Tette went through two very strict rehabilitation programs, including Liberty Manor in Rochester, one of the toughest in the state. She then worked with counselors five days per week to get to the root problems that were leading her to drug use: her fears and anxieties stemming from the difficulty of her childhood. “I know it’s a cliché, but it does have an impact on the adult you become. I’m now able to understand myself better than ever before. It took getting completely lost to find myself.”
Now Tette has her life heading back in the right direction. She graduated from supported living in October, has her own apartment in Clifton Springs, and is attending AA and NA on her own. She is back at college, earning high honors and with perfect attendance.

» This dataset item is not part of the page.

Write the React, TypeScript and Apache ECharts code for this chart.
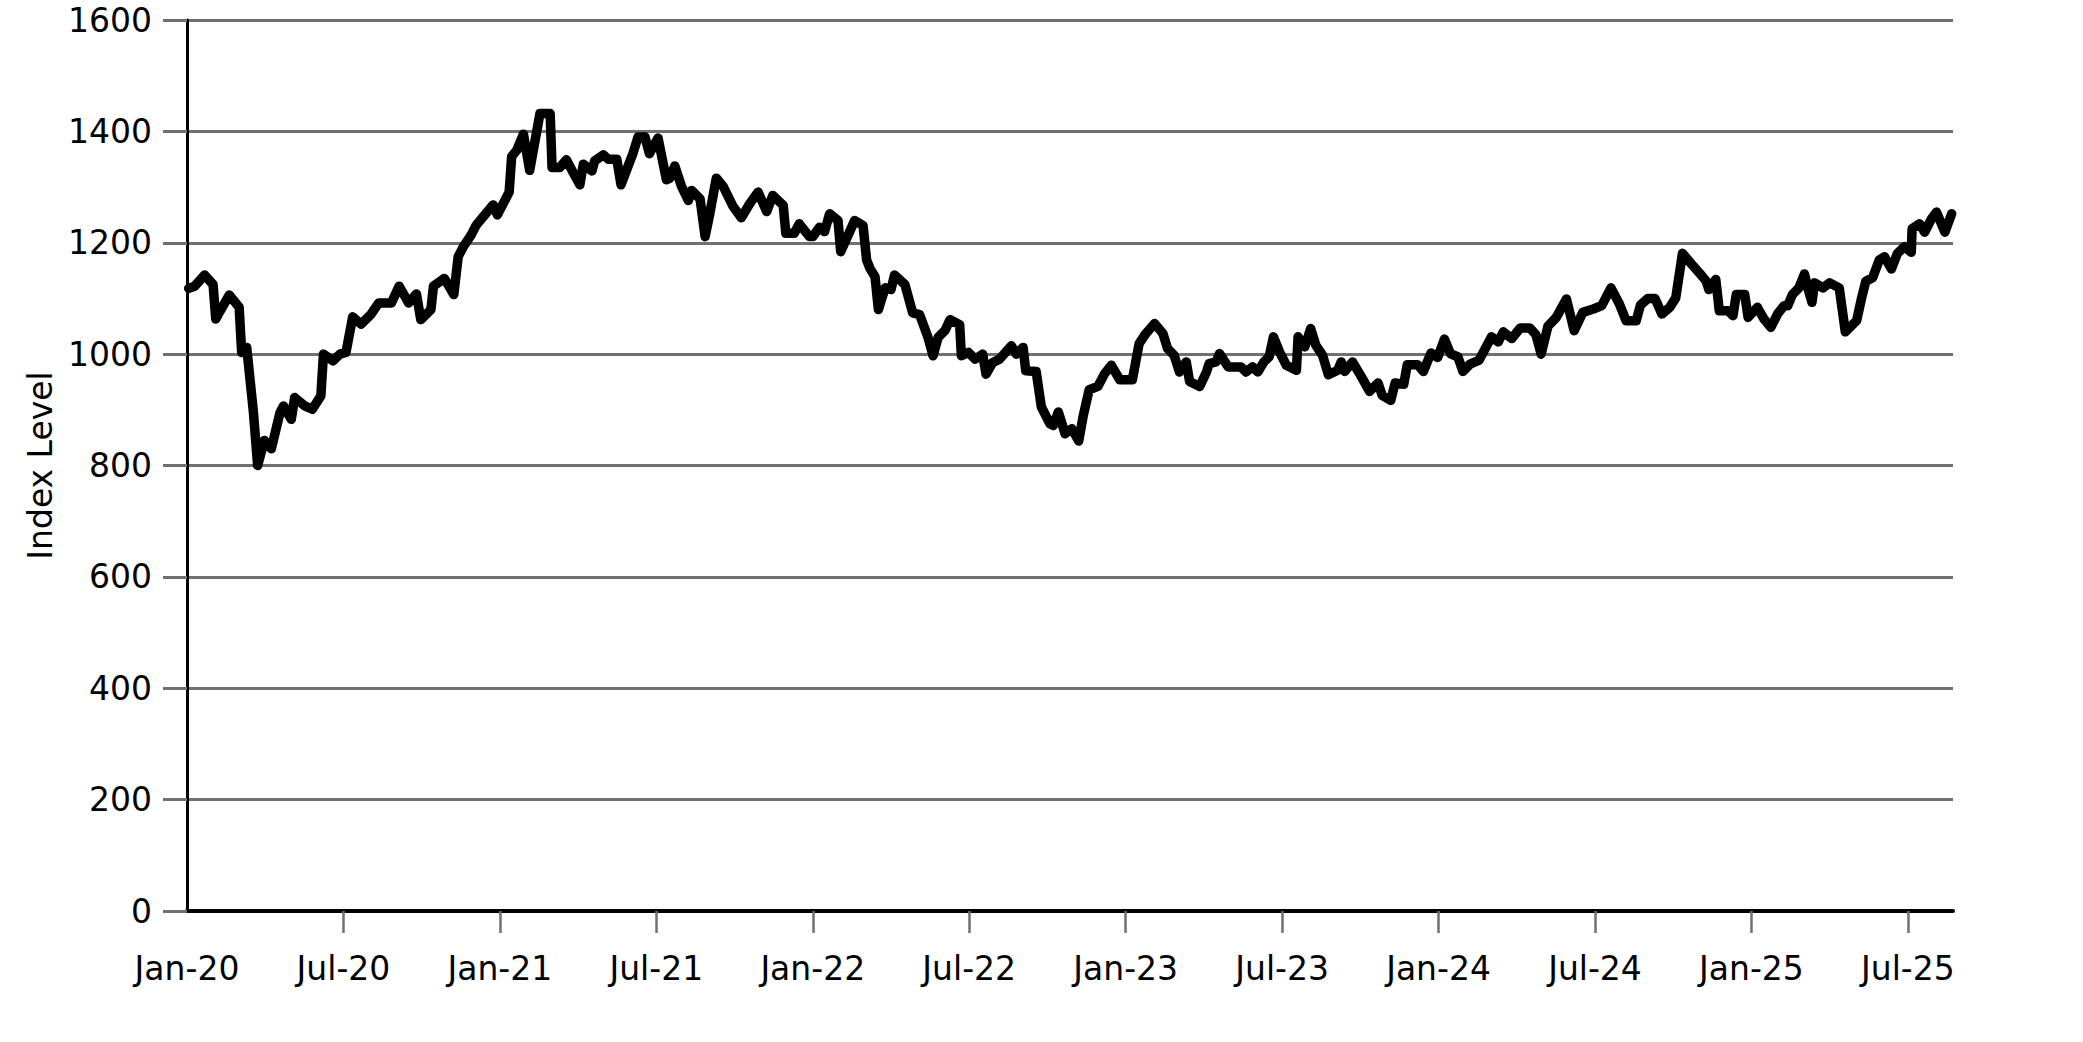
import React, { useEffect, useRef } from "react";
import * as echarts from "echarts";

const dates: string[] = [
  "2020-01-03","2020-01-10","2020-01-22","2020-02-01","2020-02-04","2020-02-08","2020-02-19","2020-03-01","2020-03-04","2020-03-10",
  "2020-03-18","2020-03-23","2020-03-31","2020-04-08","2020-04-18","2020-04-22","2020-05-01","2020-05-05","2020-05-17","2020-05-26",
  "2020-06-05","2020-06-08","2020-06-19","2020-06-27","2020-07-04","2020-07-12","2020-07-22","2020-08-03","2020-08-12","2020-08-27",
  "2020-09-05","2020-09-16","2020-09-25","2020-09-30","2020-10-12","2020-10-15","2020-10-28","2020-11-08","2020-11-13","2020-11-19",
  "2020-11-28","2020-12-04","2020-12-24","2020-12-29","2021-01-12","2021-01-15","2021-01-21","2021-01-29","2021-02-05","2021-02-16",
  "2021-02-27","2021-03-01","2021-03-10","2021-03-18","2021-03-24","2021-04-03","2021-04-07","2021-04-17","2021-04-20","2021-04-30",
  "2021-05-06","2021-05-16","2021-05-21","2021-05-28","2021-06-04","2021-06-10","2021-06-18","2021-06-23","2021-07-03","2021-07-13",
  "2021-07-17","2021-07-23","2021-07-31","2021-08-08","2021-08-12","2021-08-22","2021-08-28","2021-09-02","2021-09-10","2021-09-18",
  "2021-09-29","2021-10-09","2021-10-19","2021-10-29","2021-11-08","2021-11-15","2021-11-27","2021-11-30","2021-12-10","2021-12-16",
  "2021-12-28","2022-01-01","2022-01-09","2022-01-15","2022-01-21","2022-01-31","2022-02-03","2022-02-11","2022-02-18","2022-02-27",
  "2022-03-03","2022-03-07","2022-03-13","2022-03-17","2022-03-25","2022-04-01","2022-04-05","2022-04-17","2022-04-26","2022-05-04",
  "2022-05-14","2022-05-20","2022-05-26","2022-06-03","2022-06-09","2022-06-20","2022-06-22","2022-06-30","2022-07-08","2022-07-17",
  "2022-07-21","2022-07-29","2022-08-06","2022-08-20","2022-08-26","2022-09-03","2022-09-06","2022-09-18","2022-09-24","2022-10-04",
  "2022-10-08","2022-10-14","2022-10-22","2022-10-30","2022-11-07","2022-11-12","2022-11-19","2022-11-29","2022-12-07","2022-12-15",
  "2022-12-25","2023-01-09","2023-01-17","2023-01-25","2023-02-04","2023-02-13","2023-02-18","2023-02-25","2023-03-03","2023-03-11",
  "2023-03-15","2023-03-27","2023-04-04","2023-04-07","2023-04-15","2023-04-19","2023-04-29","2023-05-14","2023-05-20","2023-05-28",
  "2023-06-03","2023-06-10","2023-06-16","2023-06-21","2023-06-28","2023-07-06","2023-07-18","2023-07-20","2023-07-28","2023-08-04",
  "2023-08-10","2023-08-18","2023-08-25","2023-09-05","2023-09-09","2023-09-13","2023-09-22","2023-10-02","2023-10-12","2023-10-22",
  "2023-10-27","2023-11-06","2023-11-11","2023-11-21","2023-11-25","2023-12-07","2023-12-14","2023-12-23","2023-12-31","2024-01-08",
  "2024-01-15","2024-01-24","2024-01-30","2024-02-07","2024-02-17","2024-03-02","2024-03-10","2024-03-16","2024-03-26","2024-04-05",
  "2024-04-16","2024-04-23","2024-04-29","2024-05-07","2024-05-17","2024-05-29","2024-06-07","2024-06-17","2024-06-29","2024-07-09",
  "2024-07-20","2024-07-30","2024-08-07","2024-08-19","2024-08-24","2024-09-02","2024-09-10","2024-09-18","2024-09-27","2024-10-04",
  "2024-10-12","2024-10-22","2024-11-01","2024-11-09","2024-11-12","2024-11-20","2024-11-24","2024-12-04","2024-12-10","2024-12-14",
  "2024-12-24","2024-12-28","2025-01-08","2025-01-16","2025-01-24","2025-02-01","2025-02-08","2025-02-12","2025-02-17","2025-02-24",
  "2025-03-02","2025-03-06","2025-03-11","2025-03-14","2025-03-24","2025-04-01","2025-04-12","2025-04-19","2025-05-02","2025-05-08",
  "2025-05-13","2025-05-21","2025-05-29","2025-06-04","2025-06-12","2025-06-19","2025-06-27","2025-07-05","2025-07-06","2025-07-15",
  "2025-07-21","2025-07-29","2025-08-04","2025-08-14","2025-08-22"
];

const indexValues: number[] = [
  1118,1122,1142,1125,1063,1075,1106,1084,1003,1012,
  895,800,845,830,895,907,883,922,907,901,
  925,1000,988,1000,1003,1067,1054,1072,1092,1092,
  1122,1092,1108,1062,1080,1122,1136,1107,1175,1193,
  1214,1232,1268,1250,1291,1355,1366,1395,1330,1432,
  1432,1335,1335,1349,1332,1304,1341,1329,1347,1358,
  1350,1350,1304,1332,1360,1390,1390,1360,1388,1313,
  1316,1338,1301,1276,1294,1279,1211,1248,1316,1301,
  1266,1245,1270,1291,1256,1285,1267,1217,1217,1234,
  1211,1211,1228,1220,1252,1240,1184,1214,1240,1231,
  1169,1154,1139,1080,1119,1116,1142,1125,1074,1071,
  1030,997,1030,1042,1062,1053,997,1003,991,1000,
  964,985,991,1015,1000,1012,970,969,905,875,
  872,896,857,866,844,888,936,942,965,980,
  954,954,1019,1037,1055,1037,1010,998,968,986,
  951,942,968,983,986,1001,977,977,968,977,
  968,986,995,1031,1004,980,971,1031,1013,1046,
  1016,998,963,971,986,969,986,960,933,948,
  926,917,948,946,981,981,969,1002,994,1027,
  1001,995,969,982,989,1031,1022,1040,1028,1047,
  1047,1035,1000,1050,1066,1099,1042,1075,1081,1087,
  1119,1090,1060,1060,1088,1100,1100,1072,1084,1101,
  1181,1163,1146,1131,1116,1134,1078,1078,1069,1107,
  1107,1066,1084,1063,1048,1072,1087,1087,1107,1119,
  1144,1119,1093,1128,1119,1128,1119,1040,1060,1101,
  1131,1137,1169,1175,1153,1181,1193,1183,1225,1234,
  1219,1243,1255,1219,1252
];

const xTickMonths: number[] = [0, 6, 12, 18, 24, 30, 36, 42, 48, 54, 60, 66];
const xTickLabels: string[] = [
  "Jan-20","Jul-20","Jan-21","Jul-21","Jan-22","Jul-22",
  "Jan-23","Jul-23","Jan-24","Jul-24","Jan-25","Jul-25"
];
const yTicks: number[] = [0, 200, 400, 600, 800, 1000, 1200, 1400, 1600];

function monthsSinceStart(d: string): number {
  const [y, m, day] = d.split("-").map(Number);
  const dim = new Date(Date.UTC(y, m, 0)).getUTCDate();
  return (y - 2020) * 12 + (m - 1) + (day - 1) / dim;
}

const FONT = "DejaVu Sans";

export default function App() {
  const ref = useRef<HTMLDivElement>(null);
  useEffect(() => {
    if (!ref.current) return;
    const chart = echarts.init(ref.current, null, { renderer: "svg" });
    const data = dates.map((d, i) => [monthsSinceStart(d), indexValues[i]]);
    chart.setOption({
      animation: false,
      backgroundColor: "#ffffff",
      grid: { left: 187, top: 20, right: 130, bottom: 131, containLabel: false },
      xAxis: {
        type: "value",
        min: 0,
        max: 67.73,
        interval: 6,
        axisLine: { show: true, onZero: false, lineStyle: { color: "#000", width: 4 } },
        axisTick: {
          show: true,
          customValues: xTickMonths.slice(1),
          length: 22,
          lineStyle: { color: "#707070", width: 2.5 },
        },
        axisLabel: {
          customValues: xTickMonths,
          formatter: (v: number) => {
            const i = xTickMonths.indexOf(Math.round(v));
            return i >= 0 ? xTickLabels[i] : "";
          },
          color: "#000",
          fontFamily: FONT,
          fontSize: 33,
          margin: 41,
        },
        splitLine: { show: false },
      },
      yAxis: {
        type: "value",
        min: yTicks[0],
        max: yTicks[yTicks.length - 1],
        interval: 200,
        name: "Index Level",
        nameLocation: "middle",
        nameGap: 126,
        nameTextStyle: { color: "#000", fontFamily: FONT, fontSize: 33 },
        axisLine: { show: true, lineStyle: { color: "#000", width: 3 } },
        axisTick: { show: true, length: 24, lineStyle: { color: "#707070", width: 3 } },
        axisLabel: {
          color: "#000",
          fontFamily: FONT,
          fontSize: 33,
          margin: 35,
          formatter: (v: number) => String(v),
        },
        splitLine: { show: true, lineStyle: { color: "#707070", width: 3 } },
      },
      series: [
        {
          type: "line",
          data,
          showSymbol: false,
          symbol: "none",
          lineStyle: { color: "#000", width: 9.5, join: "round", cap: "round" },
          z: 5,
        },
      ],
    });
    return () => chart.dispose();
  }, []);
  return (
    <div
      ref={ref}
      style={{ position: "absolute", left: 0, top: 0, width: 2083, height: 1042 }}
    />
  );
}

Tette credits Drug Court Coordinator Evelyn Watkins and her Probation Officer, Linda Rossi, with the support and counseling that made it possible.
“Evelyn scared me crapless the first time we met! I was in tears,” Tette says. “Now she is my biggest support along with Linda. I visit them even outside of drug court and always will.”
The greatest milestone she has achieved has been reconnecting with her family. Tette recounts with tears that her 14-year-old eldest daughter came to see her graduate from YCDTC. Speaking on a white Christmas Eve, Tette said, “Drug court has been the best thing ever for my family. Tonight will be my first time back with my kids going to Christmas Eve service since all this started four years ago. I wouldn’t have that without Drug Treatment Court.”